-------- Given information
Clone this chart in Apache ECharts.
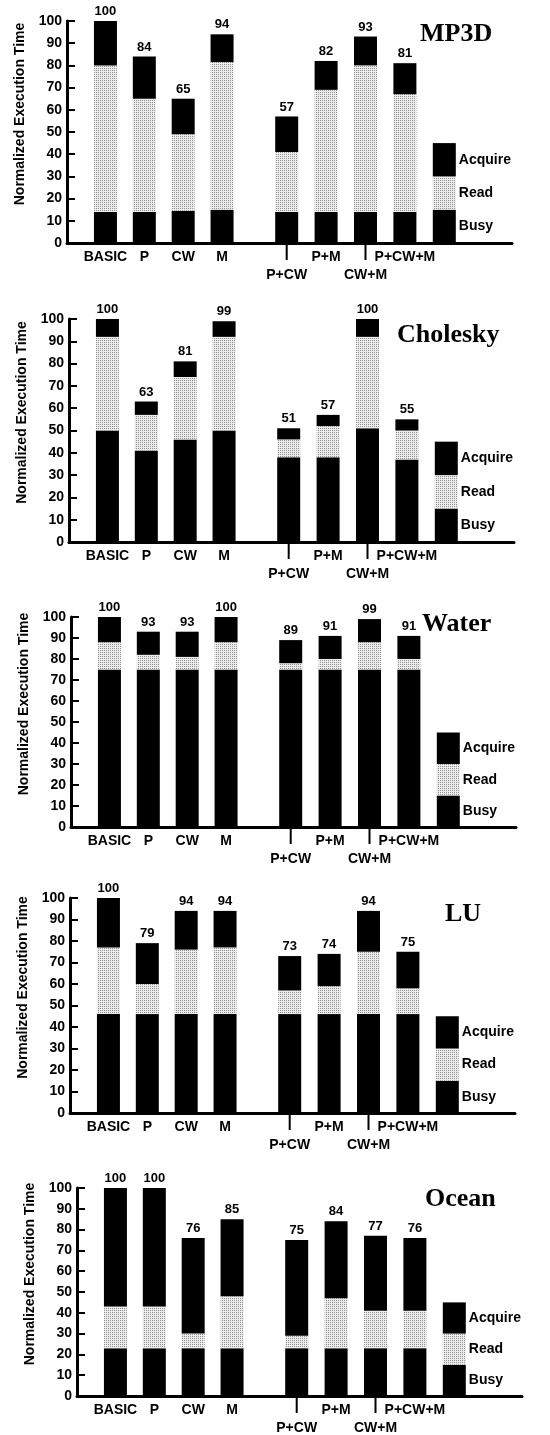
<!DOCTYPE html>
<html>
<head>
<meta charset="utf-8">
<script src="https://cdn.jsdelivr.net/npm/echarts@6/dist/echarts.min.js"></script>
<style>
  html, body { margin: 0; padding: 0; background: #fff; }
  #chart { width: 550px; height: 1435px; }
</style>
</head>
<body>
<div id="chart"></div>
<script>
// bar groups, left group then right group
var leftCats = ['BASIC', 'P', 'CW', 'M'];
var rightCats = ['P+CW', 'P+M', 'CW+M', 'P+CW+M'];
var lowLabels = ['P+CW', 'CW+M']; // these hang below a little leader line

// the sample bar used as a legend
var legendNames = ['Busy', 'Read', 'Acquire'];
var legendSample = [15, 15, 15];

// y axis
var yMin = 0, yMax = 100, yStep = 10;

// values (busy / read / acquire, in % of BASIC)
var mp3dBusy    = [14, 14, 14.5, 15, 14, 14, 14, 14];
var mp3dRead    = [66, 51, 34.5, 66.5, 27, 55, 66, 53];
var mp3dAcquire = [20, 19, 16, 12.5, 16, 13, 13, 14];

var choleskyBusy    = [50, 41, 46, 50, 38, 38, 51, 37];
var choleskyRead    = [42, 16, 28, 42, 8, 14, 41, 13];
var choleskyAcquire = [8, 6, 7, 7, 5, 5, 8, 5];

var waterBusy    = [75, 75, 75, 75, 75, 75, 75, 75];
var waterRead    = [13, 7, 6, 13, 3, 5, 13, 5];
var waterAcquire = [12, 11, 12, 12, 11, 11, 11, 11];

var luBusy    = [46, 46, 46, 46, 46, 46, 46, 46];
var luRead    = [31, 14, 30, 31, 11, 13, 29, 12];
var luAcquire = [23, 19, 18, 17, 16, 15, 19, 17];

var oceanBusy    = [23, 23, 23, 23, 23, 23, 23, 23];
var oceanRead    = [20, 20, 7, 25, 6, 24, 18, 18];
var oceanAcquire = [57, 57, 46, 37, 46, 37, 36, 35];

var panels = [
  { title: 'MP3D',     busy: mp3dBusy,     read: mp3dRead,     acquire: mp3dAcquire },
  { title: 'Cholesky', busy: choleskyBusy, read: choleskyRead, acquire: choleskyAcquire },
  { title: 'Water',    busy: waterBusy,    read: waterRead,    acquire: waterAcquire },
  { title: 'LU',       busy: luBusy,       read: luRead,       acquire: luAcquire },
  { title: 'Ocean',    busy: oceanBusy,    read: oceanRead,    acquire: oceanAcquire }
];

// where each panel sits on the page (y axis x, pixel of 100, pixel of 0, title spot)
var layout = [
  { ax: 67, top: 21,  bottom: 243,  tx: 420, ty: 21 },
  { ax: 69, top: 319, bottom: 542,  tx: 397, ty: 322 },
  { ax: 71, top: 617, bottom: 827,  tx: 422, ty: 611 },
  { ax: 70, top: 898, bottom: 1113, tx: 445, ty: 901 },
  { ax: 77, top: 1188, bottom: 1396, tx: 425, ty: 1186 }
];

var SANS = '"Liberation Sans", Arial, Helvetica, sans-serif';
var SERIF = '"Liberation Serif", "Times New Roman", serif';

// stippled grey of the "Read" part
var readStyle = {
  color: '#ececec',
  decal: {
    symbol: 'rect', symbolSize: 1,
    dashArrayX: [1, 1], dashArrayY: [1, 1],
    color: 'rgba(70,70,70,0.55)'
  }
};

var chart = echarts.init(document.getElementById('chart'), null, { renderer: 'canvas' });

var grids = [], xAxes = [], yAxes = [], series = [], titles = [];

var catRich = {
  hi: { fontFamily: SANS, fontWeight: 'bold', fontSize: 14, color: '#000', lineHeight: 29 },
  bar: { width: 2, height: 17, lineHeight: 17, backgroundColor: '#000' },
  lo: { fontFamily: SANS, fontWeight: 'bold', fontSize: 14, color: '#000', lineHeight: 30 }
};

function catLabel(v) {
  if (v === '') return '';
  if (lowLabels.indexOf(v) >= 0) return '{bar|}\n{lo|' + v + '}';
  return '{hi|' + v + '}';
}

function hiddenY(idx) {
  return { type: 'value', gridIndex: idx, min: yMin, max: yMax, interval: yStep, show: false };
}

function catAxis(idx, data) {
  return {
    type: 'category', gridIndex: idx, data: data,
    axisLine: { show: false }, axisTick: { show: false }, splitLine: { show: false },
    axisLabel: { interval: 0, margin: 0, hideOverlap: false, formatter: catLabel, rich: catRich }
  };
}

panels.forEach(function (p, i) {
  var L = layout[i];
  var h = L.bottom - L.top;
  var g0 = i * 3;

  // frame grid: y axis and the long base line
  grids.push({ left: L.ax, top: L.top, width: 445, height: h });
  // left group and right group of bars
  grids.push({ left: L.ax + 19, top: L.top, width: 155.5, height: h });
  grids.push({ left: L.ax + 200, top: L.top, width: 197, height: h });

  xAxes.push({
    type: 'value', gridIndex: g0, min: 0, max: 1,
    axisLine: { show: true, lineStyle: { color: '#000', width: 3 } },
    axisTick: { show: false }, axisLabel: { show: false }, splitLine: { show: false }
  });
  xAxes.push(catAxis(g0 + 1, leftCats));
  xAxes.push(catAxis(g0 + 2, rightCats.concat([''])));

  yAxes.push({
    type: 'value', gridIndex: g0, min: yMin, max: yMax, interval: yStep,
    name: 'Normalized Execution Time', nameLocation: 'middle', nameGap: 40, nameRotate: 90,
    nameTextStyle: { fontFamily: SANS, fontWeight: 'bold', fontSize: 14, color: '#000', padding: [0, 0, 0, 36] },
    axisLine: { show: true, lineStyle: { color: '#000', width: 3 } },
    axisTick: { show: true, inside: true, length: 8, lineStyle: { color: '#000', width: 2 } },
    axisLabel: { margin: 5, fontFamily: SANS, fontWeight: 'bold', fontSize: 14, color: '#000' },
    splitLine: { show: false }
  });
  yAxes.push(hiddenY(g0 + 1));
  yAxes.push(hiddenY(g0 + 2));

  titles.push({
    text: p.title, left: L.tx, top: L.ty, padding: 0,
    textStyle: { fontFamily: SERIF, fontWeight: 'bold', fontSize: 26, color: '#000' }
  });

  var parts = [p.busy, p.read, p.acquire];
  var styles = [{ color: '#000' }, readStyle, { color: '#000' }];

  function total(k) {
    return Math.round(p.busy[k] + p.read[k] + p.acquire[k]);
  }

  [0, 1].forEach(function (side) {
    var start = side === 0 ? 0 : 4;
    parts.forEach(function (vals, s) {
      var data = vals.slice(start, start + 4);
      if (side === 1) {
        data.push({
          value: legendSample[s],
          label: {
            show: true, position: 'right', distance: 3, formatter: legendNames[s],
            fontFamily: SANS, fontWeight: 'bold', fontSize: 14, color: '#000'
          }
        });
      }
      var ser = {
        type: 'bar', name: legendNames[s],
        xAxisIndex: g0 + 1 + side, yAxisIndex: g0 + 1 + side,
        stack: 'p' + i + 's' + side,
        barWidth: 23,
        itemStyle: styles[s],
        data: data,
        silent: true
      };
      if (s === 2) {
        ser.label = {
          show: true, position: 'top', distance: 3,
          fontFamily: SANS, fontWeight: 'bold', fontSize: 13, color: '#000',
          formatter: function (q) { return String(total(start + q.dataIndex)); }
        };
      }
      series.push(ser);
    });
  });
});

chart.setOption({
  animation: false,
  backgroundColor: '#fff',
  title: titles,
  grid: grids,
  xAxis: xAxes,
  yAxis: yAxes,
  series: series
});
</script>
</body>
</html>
----------------
→ Aim
From the top of the listing above, repeat each line exactly until you reach the line containing "var yMin = 0, yMax = 100, yStep = 10;", and repeat that one too. Leave the pictures out.

→ Task answer
Clone this chart in Apache ECharts.
<!DOCTYPE html>
<html>
<head>
<meta charset="utf-8">
<script src="https://cdn.jsdelivr.net/npm/echarts@6/dist/echarts.min.js"></script>
<style>
  html, body { margin: 0; padding: 0; background: #fff; }
  #chart { width: 550px; height: 1435px; }
</style>
</head>
<body>
<div id="chart"></div>
<script>
// bar groups, left group then right group
var leftCats = ['BASIC', 'P', 'CW', 'M'];
var rightCats = ['P+CW', 'P+M', 'CW+M', 'P+CW+M'];
var lowLabels = ['P+CW', 'CW+M']; // these hang below a little leader line

// the sample bar used as a legend
var legendNames = ['Busy', 'Read', 'Acquire'];
var legendSample = [15, 15, 15];

// y axis
var yMin = 0, yMax = 100, yStep = 10;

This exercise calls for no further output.